Washor co-founded the Big Picture Company and The Met in Providence, Rhode Island. Both enterprises are considered cutting edge when it comes to thinking about learning in a different way. Most recently, he has become known for his thinking about out of school learning.
Washor recently wrote an article for Education Reimagined titled “Learning in the Open Air: Supporting Young People to Become Outleaners.”
Here are excerpts from the article:
“A guide, mentor, friend, and inspiration to me was community psychologist, Seymour Sarason. In-person and in his 2024 book, And What Do You Mean by Learning?, Seymour challenged educators to clarify the concept and context of learning. So often, learning is considered something that only happens in school or results from direct instruction or training. As humans, we are learning from the beginning. Toddlers who come to preschool or kindergarten have acquired a great deal of knowledge and competency in language and interacting with the world. Such learning, however, is not always adequately taken into account by conventional schools. Moreover, after formal education begins, the learning that happens outside of school is rarely considered by teachers and hardly ever credited by the system. Yet, out-of-school learning can be among the most highly formative, deep, and sustained types of learning, as well as the source of great motivation.”
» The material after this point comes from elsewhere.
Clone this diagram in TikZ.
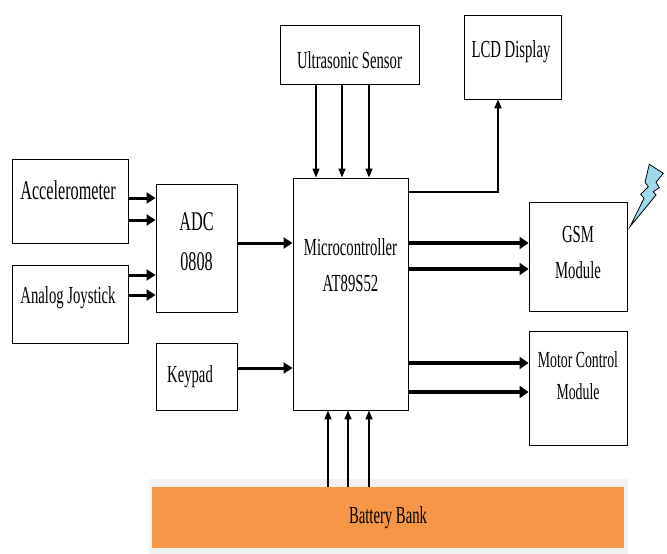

“When schools allow students to engage in and navigate learning in their community – especially encounters that involve mentors and supportive adults – the potential for amazing learning experiences increases. Pioneered by John Constable in the early 1800s and made popular by Monet and his fellow impressionists, there is an approach to painting, called ‘en plein air,’ which means ‘in the open air.’ This form of artistic expression stresses the importance of actually being outside and interacting with the world when one is painting to best represent real, natural life.”
“A comparison to what was a revolution in painting is a natural allegory to today’s education. If schools want engaged learners who are experiencing deeper, thriving, and more self-sustaining partnerships, they need to seek what only fresh air can bring. In short, they need to let students out to learn by deepening local community partnerships in ways that go beyond classroom walls into the plain air of their local community and workplaces. It is here where students are ‘Outlearners.’”
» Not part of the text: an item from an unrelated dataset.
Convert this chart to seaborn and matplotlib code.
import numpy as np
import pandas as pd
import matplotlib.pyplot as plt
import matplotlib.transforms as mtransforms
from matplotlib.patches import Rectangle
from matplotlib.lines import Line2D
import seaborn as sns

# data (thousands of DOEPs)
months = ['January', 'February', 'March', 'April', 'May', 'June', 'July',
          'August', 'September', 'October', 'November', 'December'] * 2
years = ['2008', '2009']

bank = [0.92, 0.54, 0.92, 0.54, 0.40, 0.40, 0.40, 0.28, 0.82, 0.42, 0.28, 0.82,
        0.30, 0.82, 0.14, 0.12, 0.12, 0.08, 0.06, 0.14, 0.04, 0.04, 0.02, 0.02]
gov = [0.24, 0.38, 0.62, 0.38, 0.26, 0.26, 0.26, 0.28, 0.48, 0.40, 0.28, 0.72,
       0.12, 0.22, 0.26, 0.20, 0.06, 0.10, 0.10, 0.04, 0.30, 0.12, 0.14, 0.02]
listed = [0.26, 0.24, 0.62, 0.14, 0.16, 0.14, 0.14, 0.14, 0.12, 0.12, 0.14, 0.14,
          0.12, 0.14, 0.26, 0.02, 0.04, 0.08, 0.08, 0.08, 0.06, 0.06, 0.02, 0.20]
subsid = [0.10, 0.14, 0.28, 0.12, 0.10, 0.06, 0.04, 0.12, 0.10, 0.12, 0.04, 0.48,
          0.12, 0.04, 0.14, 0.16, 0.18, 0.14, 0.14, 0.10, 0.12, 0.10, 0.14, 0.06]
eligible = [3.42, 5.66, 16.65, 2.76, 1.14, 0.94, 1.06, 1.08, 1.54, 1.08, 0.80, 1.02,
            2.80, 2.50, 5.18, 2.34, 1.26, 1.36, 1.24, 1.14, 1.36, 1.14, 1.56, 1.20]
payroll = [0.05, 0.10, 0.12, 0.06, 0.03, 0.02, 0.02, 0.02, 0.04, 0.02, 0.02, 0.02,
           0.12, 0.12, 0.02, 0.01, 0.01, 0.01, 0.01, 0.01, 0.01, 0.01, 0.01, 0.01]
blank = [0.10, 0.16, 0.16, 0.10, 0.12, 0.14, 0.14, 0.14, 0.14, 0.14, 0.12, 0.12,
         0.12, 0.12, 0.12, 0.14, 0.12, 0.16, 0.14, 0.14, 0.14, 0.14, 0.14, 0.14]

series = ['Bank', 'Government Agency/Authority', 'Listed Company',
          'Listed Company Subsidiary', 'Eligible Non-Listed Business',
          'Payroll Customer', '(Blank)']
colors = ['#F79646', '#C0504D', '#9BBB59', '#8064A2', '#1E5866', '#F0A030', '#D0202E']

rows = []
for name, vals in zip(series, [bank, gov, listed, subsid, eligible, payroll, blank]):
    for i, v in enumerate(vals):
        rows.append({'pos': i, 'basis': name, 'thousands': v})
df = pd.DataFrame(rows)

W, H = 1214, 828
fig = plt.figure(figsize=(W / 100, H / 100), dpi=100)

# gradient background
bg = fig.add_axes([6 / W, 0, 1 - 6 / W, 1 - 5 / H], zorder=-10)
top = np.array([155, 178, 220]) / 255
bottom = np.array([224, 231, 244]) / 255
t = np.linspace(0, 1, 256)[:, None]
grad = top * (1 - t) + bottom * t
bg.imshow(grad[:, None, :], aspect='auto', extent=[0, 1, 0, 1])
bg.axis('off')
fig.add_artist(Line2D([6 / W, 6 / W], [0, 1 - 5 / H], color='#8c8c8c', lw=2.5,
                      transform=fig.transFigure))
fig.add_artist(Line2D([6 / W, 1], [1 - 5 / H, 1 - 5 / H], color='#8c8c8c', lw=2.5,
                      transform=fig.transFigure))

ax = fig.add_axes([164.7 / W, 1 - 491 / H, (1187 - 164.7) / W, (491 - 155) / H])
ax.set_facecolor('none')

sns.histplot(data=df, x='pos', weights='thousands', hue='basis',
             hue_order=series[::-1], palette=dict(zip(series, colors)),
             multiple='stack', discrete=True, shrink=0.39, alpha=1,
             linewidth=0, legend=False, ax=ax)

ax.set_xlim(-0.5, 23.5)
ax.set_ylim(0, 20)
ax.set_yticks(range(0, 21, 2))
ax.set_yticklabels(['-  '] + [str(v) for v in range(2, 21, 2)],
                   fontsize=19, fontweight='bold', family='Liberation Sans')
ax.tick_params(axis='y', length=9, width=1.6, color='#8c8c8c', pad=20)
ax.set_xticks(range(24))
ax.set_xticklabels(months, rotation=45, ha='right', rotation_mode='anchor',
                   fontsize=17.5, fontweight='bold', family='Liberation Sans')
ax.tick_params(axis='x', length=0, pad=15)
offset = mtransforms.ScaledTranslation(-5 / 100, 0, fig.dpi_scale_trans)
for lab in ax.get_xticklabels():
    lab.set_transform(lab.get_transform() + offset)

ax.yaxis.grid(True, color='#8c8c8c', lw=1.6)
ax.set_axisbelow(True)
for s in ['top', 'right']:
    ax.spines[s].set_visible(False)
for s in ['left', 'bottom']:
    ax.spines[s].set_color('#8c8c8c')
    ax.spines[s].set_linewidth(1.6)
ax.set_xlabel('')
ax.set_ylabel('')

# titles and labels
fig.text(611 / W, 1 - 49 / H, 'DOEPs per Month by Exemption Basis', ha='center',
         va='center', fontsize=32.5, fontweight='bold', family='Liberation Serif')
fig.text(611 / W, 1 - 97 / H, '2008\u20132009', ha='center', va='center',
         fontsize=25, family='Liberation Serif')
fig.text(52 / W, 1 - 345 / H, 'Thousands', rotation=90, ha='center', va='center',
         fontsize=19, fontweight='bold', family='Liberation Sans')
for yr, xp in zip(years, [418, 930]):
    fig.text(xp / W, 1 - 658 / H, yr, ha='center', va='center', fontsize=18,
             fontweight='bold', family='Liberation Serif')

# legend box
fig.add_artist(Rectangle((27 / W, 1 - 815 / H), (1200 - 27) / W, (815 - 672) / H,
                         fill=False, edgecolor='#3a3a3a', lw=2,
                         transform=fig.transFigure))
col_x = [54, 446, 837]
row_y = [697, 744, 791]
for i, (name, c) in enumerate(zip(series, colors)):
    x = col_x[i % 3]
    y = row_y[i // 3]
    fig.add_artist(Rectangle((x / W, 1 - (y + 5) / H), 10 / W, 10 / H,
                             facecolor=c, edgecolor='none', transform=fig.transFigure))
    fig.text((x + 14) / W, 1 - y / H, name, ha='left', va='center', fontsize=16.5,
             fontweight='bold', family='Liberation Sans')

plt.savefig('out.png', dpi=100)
“Whether you’re a teacher, parent, or youth development professional, as a supportive adult, when you connect Outlearners to real-world experiences, they encounter the messiness and complexity of their interests and projects. By meeting and working alongside adults in real-world situations, they learn how the world operationally defines rigor, observe adults doing high-quality work, and more deeply connect with knowledge and skills across disciplines through in-depth reading and learning drive by their interests.”
“In this more rarified air out in their communities, students who spend considerable out-of-school time on learning and work that they care about will benefit most. Once such a commitment is established, teachers, supportive adults, and students can more easily introduce the essential elements of rigor and vigor into authentic projects. These include complexity, breadth and depth, connections, tacit, and multiple academic disciplines, like reading and math. In doing so, we bring life to text and text to life. Through practice and projects with real-world consequences, students build three broad kinds of relationships – with people, with places, and with disciplines of knowledge. Teachers work with students to find supportive adults and mentors who are working on similar interests and projects in the world.”
…
“When teachers and mentors employ a holistic approach to student-driven, real-world learning, the projects, tasks, and challenges are more complex and require increasingly more sophisticated work – processes, techniques, as well as products. The projects thereby enable an extraordinary depth and breadth of learning where the merit of the work is displayed not just in the object or project made, but by the transformation of the student doing meaningful work. This moves our assessment measures from just outcomes to ‘becomes’ (that is, who the students are becoming through their learning). Many times, you will see engaged students redo their work over and over because they know they can do better by their own standards.”
“Ultimately, what schools and classrooms need to be about is enhancing students’ abilities to bring relevance and relationships to the rigor of their own learning. This will help them to understand how to employ standards of rigor to their advantage, first to their passions and interests, and ultimately to all of their learning and work both in and outside of school. Such capacities lead to resiliency as a learner and as a whole person. Getting relationships and relevance right prepares students to embrace learning opportunities where we turn rigor into how you mingle with people and ideas or how you muddle through problems around the things that matter to you. This gives vim, vigor, and verve to rigor as Outlearners become enlivened by engaging in their interests.”
“The relationships of Outlearners with people, places, and objects are key to healthy communities. Using the newest technologies like AI to support outlearning can play a vital role in managing, analyzing and supporting community partnerships. Moving forward, successful educators must realize – just as educational historian Larry Cremin did decades ago – that schools are only one of the many educative agencies. What we will all likely be trying to figure out in the next 20 years is the extent to which schools play the central or even most important role in learning for a child. The dynamics and culture of our world demand this type of inquiry, and we must realize that the answers to these important questions often lie on the other side of the schoolhouse door – en plein air.”
Washor’s quandary – “what we will all likely be trying to figure out in the next 20 years is the extent to which schools play the central or even most important role in learning for a child” – will be considered fighting words to the traditional K-12 school leaders, if they haven’t already. Rest assured, our traditional system will fight tooth and nail to convince the American public that they, and only they, have the ability to make our kids smarter and stronger.
But currently, there is an absence in our traditional system of the things Washor believes important. Learner negotiation, deeper learning, supportive adults beyond the classroom teacher, relevance, relationships, and rigor, vim, vigor, and verve, all are AWOL in too many of our public schools.
And here’s the deal, it would be different if our public school system really wanted to improve in these areas. But they don’t. And, I’m afraid, they won’t.
So where does that leave us? How do we create a system where “en plein air” is the rule and not the exception?